Was this Atwood’s first novel? It was pub’d in 1969 and various sources claim that it established her as a serious writer. It’s an interesting read—you can tell it’s an early work because bits are too stolid, like Marian’s overt reference to returning to first-person in Part 3. I was jarred by the return, not really having noticed the switch from first- to third-person between parts 1 & 2.

Marian works at a survey research firm (much like the one that Atwood worked at in Toronto before writing the book), editing questionnaires and sampling products (like pudding flavors). She puts up with her boyfriend, Peter, carefully trying not to make him think that she wants to marry him. In fact, she runs away during an outing with another couple, drunk but clear in her mind about what she wants. When Peter finds her, he pops the question. She’s living with Ainsley, a psych-major taking temporary jobs and permanently focused on the idea of having a baby (eventually luring Marian’s friend Len into the equation on the optimal day to have a Springtime baby). They rent an apartment in an old mansion and avoid the furious stares of their landlady who suspect them up to something. On one Saturday, she heads out with a questionnaire to ascertain the effectiveness of a beer jingle and meets Duncan, an eccentric grad student who loves ironing as a release from stress (she later runs into him at the laundromat).

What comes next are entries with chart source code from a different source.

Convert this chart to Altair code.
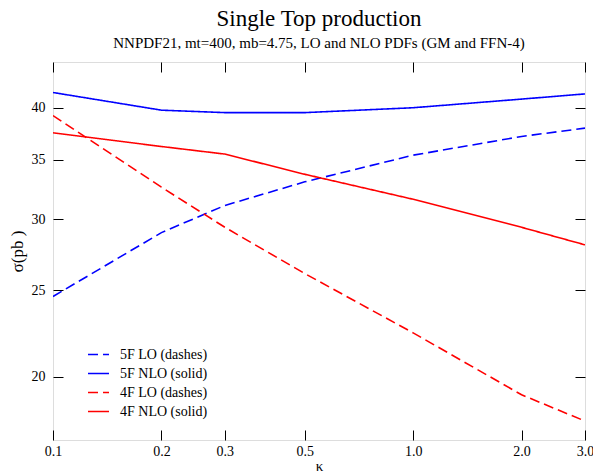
import altair as alt
import pandas as pd

# ---- data ----
kappa = [0.1, 0.2, 0.3, 0.5, 1.0, 2.0, 3.0]
sigma_5f_lo = [24.6, 29.0, 31.1, 33.05, 35.4, 37.15, 37.95]
sigma_5f_nlo = [41.6, 39.75, 39.5, 39.5, 40.0, 40.9, 41.45]
sigma_4f_lo = [39.2, 32.6, 29.4, 26.1, 22.4, 19.1, 17.85]
sigma_4f_nlo = [37.5, 36.2, 35.5, 33.7, 31.6, 29.4, 28.1]
series_names = ["5F LO (dashes)", "5F NLO (solid)", "4F LO (dashes)", "4F NLO (solid)"]
series_colors = ["#0000ff", "#0000ff", "#ff0000", "#ff0000"]
series_dashes = [[10, 5], [1, 0], [10, 5], [1, 0]]
x_ticks = [0.1, 0.2, 0.3, 0.5, 1.0, 2.0, 3.0]
y_ticks = [20, 25, 30, 35, 40]

rows = []
for name, vals in zip(series_names, [sigma_5f_lo, sigma_5f_nlo, sigma_4f_lo, sigma_4f_nlo]):
    for k, v in zip(kappa, vals):
        rows.append({"kappa": k, "sigma": v, "series": name})
df = pd.DataFrame(rows)

FONT = "Liberation Serif"
W, H = 532, 378
TICK = 10

xscale = alt.Scale(type="log", domain=[0.1, 3.0], nice=False)
yscale = alt.Scale(type="log", domain=[17, 45], nice=False, zero=False)

legend = alt.Legend(
    title=None, orient="none", legendX=34, legendY=281,
    symbolType="stroke", symbolSize=441, symbolStrokeWidth=1.6,
    labelFont=FONT, labelFontSize=14, labelColor="black", labelOffset=10,
    rowPadding=-4,
)

lines = alt.Chart(df).mark_line(strokeWidth=1.6, clip=True).encode(
    x=alt.X("kappa:Q", scale=xscale,
            axis=alt.Axis(orient="bottom", values=x_ticks, format=".1f",
                          offset=-TICK, tickSize=TICK, domain=False, grid=False,
                          labelFlush=False, labelOverlap=False,
                          labelPadding=4, labelFont=FONT, labelFontSize=14,
                          labelColor="black", tickColor="black",
                          title="κ", titleFont=FONT, titleFontSize=15,
                          titleFontWeight="normal", titleColor="black",
                          titlePadding=0)),
    y=alt.Y("sigma:Q", scale=yscale,
            axis=alt.Axis(orient="left", values=y_ticks, format="d",
                          offset=-TICK, tickSize=TICK, domain=False, grid=False,
                          labelFlush=False,
                          labelPadding=8, labelFont=FONT, labelFontSize=14,
                          labelColor="black", tickColor="black",
                          title="σ(pb )", titleFont=FONT, titleFontSize=17,
                          titleFontWeight="normal", titleColor="black",
                          titlePadding=5)),
    color=alt.Color("series:N", scale=alt.Scale(domain=series_names, range=series_colors),
                    legend=legend),
    strokeDash=alt.StrokeDash("series:N",
                              scale=alt.Scale(domain=series_names, range=series_dashes),
                              legend=legend),
)

frame_axes = alt.Chart(df).mark_point(opacity=0).encode(
    x=alt.X("kappa:Q", scale=xscale,
            axis=alt.Axis(orient="top", values=x_ticks, labels=False,
                          offset=-TICK, tickSize=TICK, domain=False, grid=False,
                          tickColor="black", title=None)),
    y=alt.Y("sigma:Q", scale=yscale,
            axis=alt.Axis(orient="right", values=y_ticks, labels=False,
                          offset=-TICK, tickSize=TICK, domain=False, grid=False,
                          tickColor="black", title=None)),
)

chart = alt.layer(lines, frame_axes).resolve_axis(
    x="independent", y="independent"
).properties(
    width=W, height=H,
    padding={"left": 53, "top": 62, "right": 8, "bottom": 32},
    autosize=alt.AutoSizeParams(type="none"),
    title=alt.TitleParams(
        "Single Top production",
        subtitle="NNPDF21, mt=400, mb=4.75, LO and NLO PDFs (GM and FFN-4)",
        font=FONT, fontSize=23, fontWeight="normal", color="black",
        subtitleFont=FONT, subtitleFontSize=15, subtitleColor="black",
        subtitlePadding=5, anchor="middle", offset=11,
    ),
).configure_view(
    stroke="black", strokeWidth=1.5
).configure(background="white")

chart.save("out.html", embed_options={"renderer": "svg", "actions": False})
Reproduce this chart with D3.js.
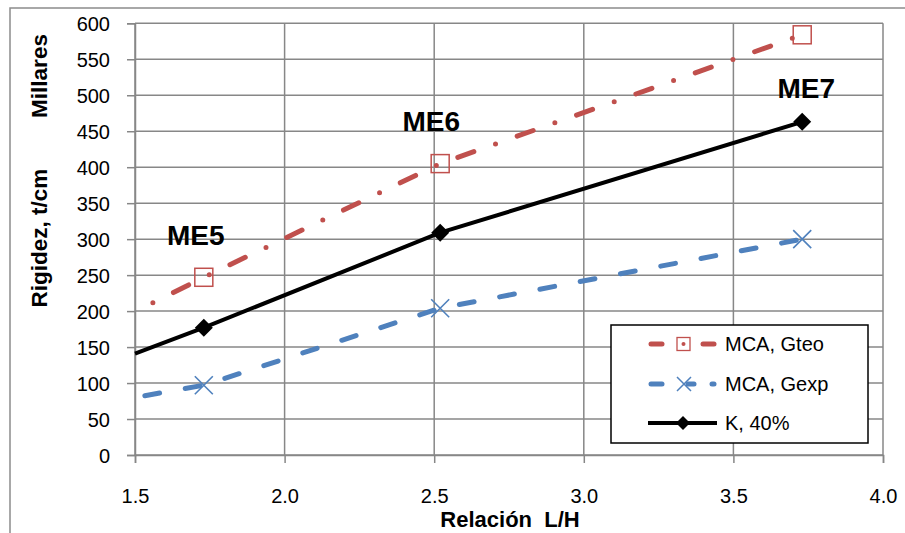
<!DOCTYPE html>
<html><head><meta charset="utf-8">
<script src="https://cdn.jsdelivr.net/npm/d3@7"></script>
<style>body{margin:0;background:#fff}svg{display:block}text{font-family:"Liberation Sans",Arial,sans-serif}</style>
</head><body><svg id="c" width="905" height="533"></svg>
<script>
// ---- data ----
const xTicks = [1.5, 2.0, 2.5, 3.0, 3.5, 4.0];
const yTicks = [0, 50, 100, 150, 200, 250, 300, 350, 400, 450, 500, 550, 600];
const xStart = 1.5;                       // start of drawn lines (no marker)
const xPoints = [1.73, 2.52, 3.73];       // L/H ratio for ME5, ME6, ME7
const pointLabels = ["ME5", "ME6", "ME7"];
const gteoStart = 199, gteo = [247, 405, 584];   // MCA, Gteo (millares t/cm)
const gexpStart = 80,  gexp = [97, 204, 300];    // MCA, Gexp
const kStart = 141,    k40 = [177, 309, 463];    // K, 40%
const seriesNames = ["MCA, Gteo", "MCA, Gexp", "K, 40%"];

const svg = d3.select("#c");
const x = d3.scaleLinear().domain([1.5, 4.0]).range([135, 883]);
const y = d3.scaleLinear().domain([0, 600]).range([455, 23.3]);
const RED = "#C0504D", BLUE = "#4F81BD", GRID = "#878787";

// outer frame
svg.append("rect").attr("x", 10).attr("y", 8).attr("width", 1000).attr("height", 1000)
  .attr("fill", "none").attr("stroke", "#8c8c8c").attr("stroke-width", 1.5);

// gridlines
svg.append("g").selectAll("line").data(yTicks).join("line")
  .attr("x1", x(1.5)).attr("x2", x(4.0)).attr("y1", d => y(d)).attr("y2", d => y(d))
  .attr("stroke", GRID).attr("stroke-width", 1.5);
svg.append("g").selectAll("line").data(xTicks).join("line")
  .attr("x1", d => x(d)).attr("x2", d => x(d)).attr("y1", y(600)).attr("y2", y(0))
  .attr("stroke", GRID).attr("stroke-width", 1.5);

// axes
const yAxis = svg.append("g").attr("transform", `translate(${x(1.5)},0)`)
  .call(d3.axisLeft(y).tickValues(yTicks).tickSize(8).tickPadding(17).tickFormat(d3.format("d")));
const xAxis = svg.append("g").attr("transform", `translate(0,${y(0)})`)
  .call(d3.axisBottom(x).tickValues(xTicks).tickSize(8).tickPadding(26).tickFormat(d3.format(".1f")));
[yAxis, xAxis].forEach(a => {
  a.select(".domain").attr("stroke", GRID).attr("stroke-width", 1.5);
  a.selectAll(".tick line").attr("stroke", GRID).attr("stroke-width", 1.5);
  a.selectAll(".tick text").attr("font-size", 20).attr("fill", "#000")
    .attr("font-family", "Liberation Sans, Arial, sans-serif");
});
yAxis.selectAll(".tick text").attr("dy", "0.36em");

// axis titles
svg.append("text").attr("transform", "translate(47,238) rotate(-90)")
  .attr("text-anchor", "middle").attr("font-weight", "bold").attr("font-size", 22.5).text("Rigidez, t/cm");
svg.append("text").attr("transform", "translate(47,76) rotate(-90)")
  .attr("text-anchor", "middle").attr("font-weight", "bold").attr("font-size", 22.5).text("Millares");
svg.append("text").attr("x", 510).attr("y", 527).attr("text-anchor", "middle")
  .attr("font-weight", "bold").attr("font-size", 22).attr("xml:space", "preserve").text("Relación  L/H");

// series
const mk = (s, v) => [[xStart, s]].concat(xPoints.map((p, i) => [p, v[i]]));
const line = d3.line().x(d => x(d[0])).y(d => y(d[1]));

svg.append("path").datum(mk(gteoStart, gteo)).attr("d", line).attr("fill", "none")
  .attr("stroke", RED).attr("stroke-width", 5).attr("stroke-linecap", "round")
  .attr("stroke-dasharray", "0,23,17,23").attr("stroke-dashoffset", 43);
svg.append("path").datum(mk(gexpStart, gexp)).attr("d", line).attr("fill", "none")
  .attr("stroke", BLUE).attr("stroke-width", 5).attr("stroke-linecap", "round")
  .attr("stroke-dasharray", "15,26").attr("stroke-dashoffset", 31);
svg.append("path").datum(mk(kStart, k40)).attr("d", line).attr("fill", "none")
  .attr("stroke", "#000").attr("stroke-width", 4).attr("stroke-linejoin", "round");

// markers
const sq = 18;
svg.append("g").selectAll("rect").data(xPoints.map((p, i) => [p, gteo[i]])).join("rect")
  .attr("x", d => x(d[0]) - sq / 2).attr("y", d => y(d[1]) - sq / 2).attr("width", sq).attr("height", sq)
  .attr("fill", "none").attr("stroke", RED).attr("stroke-width", 1.5);
svg.append("g").selectAll("path").data(xPoints.map((p, i) => [p, gexp[i]])).join("path")
  .attr("d", d => { const cx = x(d[0]), cy = y(d[1]), h = 9;
    return `M${cx - h},${cy - h}L${cx + h},${cy + h}M${cx - h},${cy + h}L${cx + h},${cy - h}`; })
  .attr("stroke", BLUE).attr("stroke-width", 1.6).attr("fill", "none");
svg.append("g").selectAll("path").data(xPoints.map((p, i) => [p, k40[i]])).join("path")
  .attr("d", d => { const cx = x(d[0]), cy = y(d[1]), h = 9;
    return `M${cx},${cy - h}L${cx + h},${cy}L${cx},${cy + h}L${cx - h},${cy}Z`; })
  .attr("fill", "#000");

// point labels (anchored above the Gteo point for ME5/ME6 and the K point for ME7)
const labelAnchor = [gteo[0], gteo[1], k40[2]];
const labelOffsets = [[-8, -32], [-9, -33], [4, -24]];
svg.append("g").selectAll("text").data(pointLabels).join("text")
  .attr("x", (d, i) => x(xPoints[i]) + labelOffsets[i][0])
  .attr("y", (d, i) => y(labelAnchor[i]) + labelOffsets[i][1])
  .attr("text-anchor", "middle").attr("font-weight", "bold").attr("font-size", 28).text(d => d);

// legend
const lg = svg.append("g");
lg.append("rect").attr("x", 611).attr("y", 325).attr("width", 257).attr("height", 118)
  .attr("fill", "#fff").attr("stroke", "#000").attr("stroke-width", 1.5);
const rows = [344, 384, 423];
// red
lg.append("line").attr("x1", 651).attr("x2", 662).attr("y1", rows[0]).attr("y2", rows[0])
  .attr("stroke", RED).attr("stroke-width", 5).attr("stroke-linecap", "round");
lg.append("line").attr("x1", 703).attr("x2", 714).attr("y1", rows[0]).attr("y2", rows[0])
  .attr("stroke", RED).attr("stroke-width", 5).attr("stroke-linecap", "round");
lg.append("rect").attr("x", 677).attr("y", rows[0] - 6.5).attr("width", 13).attr("height", 13)
  .attr("fill", "none").attr("stroke", RED).attr("stroke-width", 1.3);
lg.append("circle").attr("cx", 683.5).attr("cy", rows[0]).attr("r", 2).attr("fill", RED);
// blue
lg.append("line").attr("x1", 651).attr("x2", 662).attr("y1", rows[1]).attr("y2", rows[1])
  .attr("stroke", BLUE).attr("stroke-width", 5).attr("stroke-linecap", "round");
lg.append("line").attr("x1", 688).attr("x2", 694).attr("y1", rows[1]).attr("y2", rows[1])
  .attr("stroke", BLUE).attr("stroke-width", 5).attr("stroke-linecap", "round");
lg.append("line").attr("x1", 712).attr("x2", 714).attr("y1", rows[1]).attr("y2", rows[1])
  .attr("stroke", BLUE).attr("stroke-width", 5).attr("stroke-linecap", "round");
lg.append("path").attr("d", `M677,${rows[1] - 7}L691,${rows[1] + 7}M677,${rows[1] + 7}L691,${rows[1] - 7}`)
  .attr("stroke", BLUE).attr("stroke-width", 1.5);
// black
lg.append("line").attr("x1", 648).attr("x2", 717).attr("y1", rows[2]).attr("y2", rows[2])
  .attr("stroke", "#000").attr("stroke-width", 4);
lg.append("path").attr("d", `M683,${rows[2] - 7}L690,${rows[2]}L683,${rows[2] + 7}L676,${rows[2]}Z`).attr("fill", "#000");
lg.selectAll("text.lab").data(seriesNames).join("text").attr("class", "lab")
  .attr("x", 725).attr("y", (d, i) => rows[i] + 7).attr("font-size", 20).text(d => d);
</script></body></html>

Part 2 switches to third-person for Marian, as she reluctantly plods towards marriage, losing her appetite for meat and then for basically every other food item. When work finds out that she’s engaged, her boss firmly says that she won’t be working there after the wedding. She has an affair with Duncan. Peter throws a party and Marian rashly invites Duncan and his roommates, as well as Ainsley, last minute. At that party, she gets drunk, realizes that her life would be hell with Peter, and escapes to find Duncan. They consummate their affair in a seedy hotel room and she resolves to tell Peter it’s over. She does this by baking a sponge cake in the shape of a woman, and when Peter rages over to confront her about disappearing from the party, she says that he’s been trying to consume her, that she made this other woman which would do much better for him.

Part 3, Marian back to first-person, in control of her life, cleaning the apartment, picking up the threads of her life. Duncan comes over for tea, eats the rest of the cake, says it was he who was trying to consume her, not Peter.

Scene from the office Christmas party, segregated by department:

She looked around the room at all the women there, at the mouths opening and shutting, to talk or to eat. Here, sitting like any other group of women at an afternoon feast, they no longer had the varnish of officialdom that separated them, during regular office hours, from the vast anonymous ocean of housewives whose minds they were employed to explore. They could have been wearing housecoats and curlers.

Coming home from a hair appointment that transformed her into a creature she couldn’t recognize, she stumbled onto a group of women watching a demonstration of a vegetable grater:

Marian stopped for a minute on the outer fringe of the group. The little man made a radish-rose with yet another attachment. Several of the women turned and glanced at her in an appraising way, summing her up. Anyone with a hair-style like that, they must have been thinking, would be far too trivial to be seriously interested in graters. How long did it take to acquire that patina of lower-middle income domesticity, that weathered surface of slightly mangy fur, cloth worn thin at the cuff-edges and around buttons, scuffed leather of handbags; the tight slant of the mouth, the gauging eyes; and above all that invisible colour that was like a smell, the underpainting of musty upholstery and worn linoleum that made them in this bargain basement authentic in a way that she was not?